Cipher

# Cipher

##### Updated: December 1, 2020
Cryptography

A cipher is defined over the spaces of:

All Keys, $$\mathscr{K}$$

All Messages, $$\mathscr{M}$$

All Cipher texts, $$\mathscr{C}$$

Cipher (defined as a triple, $$(\mathscr{K}, \mathscr{M}, \mathscr{C})$$) as a pair of algorithms $$(\mathbf{E}, \mathbf{D})$$ where $$\mathbf{E}$$ represents the encryption algorithm and $$\mathbf{D}$$ represents the decryption algorithm.

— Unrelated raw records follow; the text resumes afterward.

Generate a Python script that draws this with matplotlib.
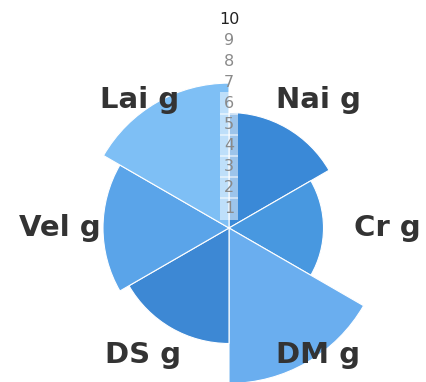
import numpy as np
import matplotlib
matplotlib.use("Agg")
import matplotlib.pyplot as plt

# data
categories = ["Nai g", "Cr g", "DM g", "DS g", "Vel g", "Lai g"]
values = [5.5, 4.5, 7.4, 5.5, 6.0, 6.9]
colors = ["#3a89d7", "#4898e0", "#6aaeef", "#3d88d4", "#5aa4e9", "#7ebff5"]
rticks = [1, 2, 3, 4, 5, 6, 7, 8, 9, 10]


def plot(output):
    fig = plt.figure(figsize=(4.27, 3.82), dpi=100)
    # polar box placed so the centre sits at (229, 228) px, 21 px per unit
    ax = fig.add_axes([19 / 427, -56 / 382, 420 / 427, 420 / 382],
                      projection="polar")
    ax.set_theta_zero_location("N")
    ax.set_theta_direction(-1)

    n = len(categories)
    width = 2 * np.pi / n
    lefts = np.arange(n) * width
    ax.bar(lefts, values, width=width, align="edge", color=colors,
           edgecolor="white", linewidth=0.8)

    ax.set_ylim(0, 10)
    ax.grid(False)
    ax.set_xticks([])
    ax.set_yticks([])
    ax.spines["polar"].set_visible(False)
    ax.patch.set_alpha(0)

    # radial tick labels along the top
    for r in rticks:
        ax.text(0, r - 0.05, str(r), ha="center", va="center", fontsize=11.5,
                color="#222222" if r == 10 else "#8a8a8a",
                clip_on=False,
                bbox=dict(boxstyle="square,pad=0.25", fc="white",
                          ec="none", alpha=0.5 if r < 7 else 0))

    # category labels
    lab_theta = [35, 90, 145, 214, 270, 325]
    lab_r = [7.45, 7.55, 7.4, 7.3, 8.05, 7.45]
    for name, t, r in zip(categories, lab_theta, lab_r):
        ax.text(np.deg2rad(t), r, name, ha="center", va="center",
                fontsize=21, fontweight="bold", color="#333333",
                clip_on=False)

    fig.savefig(output, dpi=100, facecolor="white")


if __name__ == "__main__":
    plot("out.png")
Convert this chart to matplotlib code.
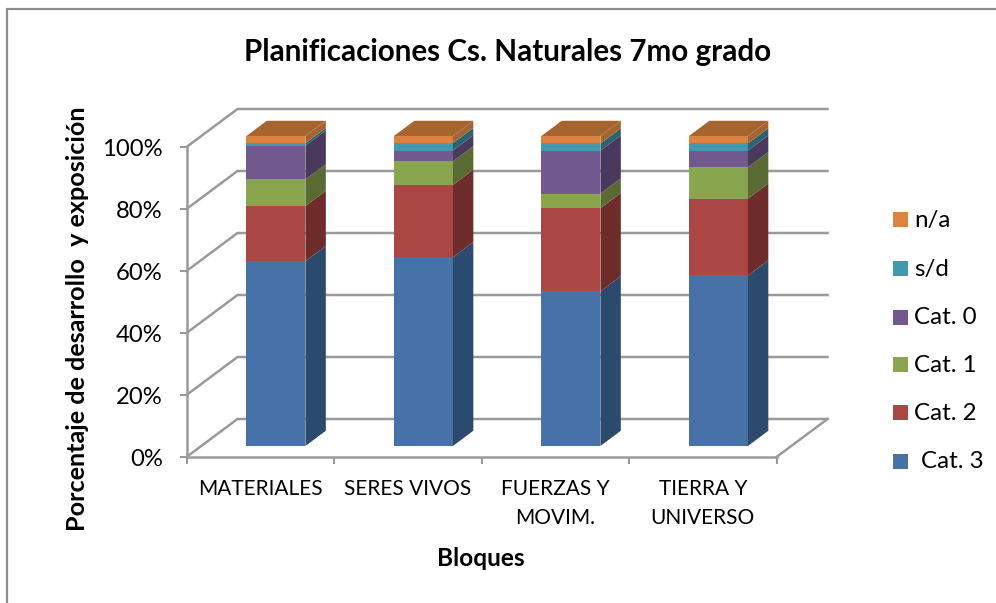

\begin{equation} \mathbf{E}: \mathscr{K} \times \mathscr{M} \rightarrow \mathscr{C} \end{equation}

and

\begin{equation} \mathbf{D}: \mathscr{K} \times \mathscr{C} \rightarrow \mathscr{M} \end{equation}

Such that:

\begin{equation} \forall m \in \mathscr{M}, k \in \mathscr{K}: \mathbf{D}(k, \mathbf{E}(k, m)) = m \end{equation}

$$\mathbf{E}$$ is often randomized

$$\mathbf{D}$$ is always deterministic

A cipher $$(\mathbf{E}, \mathbf{D})$$ has perfect secrecy if:

\begin{equation} \forall m_{0}, m_{1} \in \mathscr{M} \, (|m_{0}| = |m_{1}|) \, and \, \forall c \in \mathscr{C} \\\
Pr[\mathbf{E}(k, m_{0}) = c] = Pr[\mathbf{E}(k, m_{1}) = c] \end{equation}

where $$k \leftarrow \mathscr{K}$$ (k is a randomly distributed key from $$\mathscr{K}$$)

In other words, if I was given a particular cipher text (encrypted message), I will have no idea which message originally created it since it could be any other message with equal probability.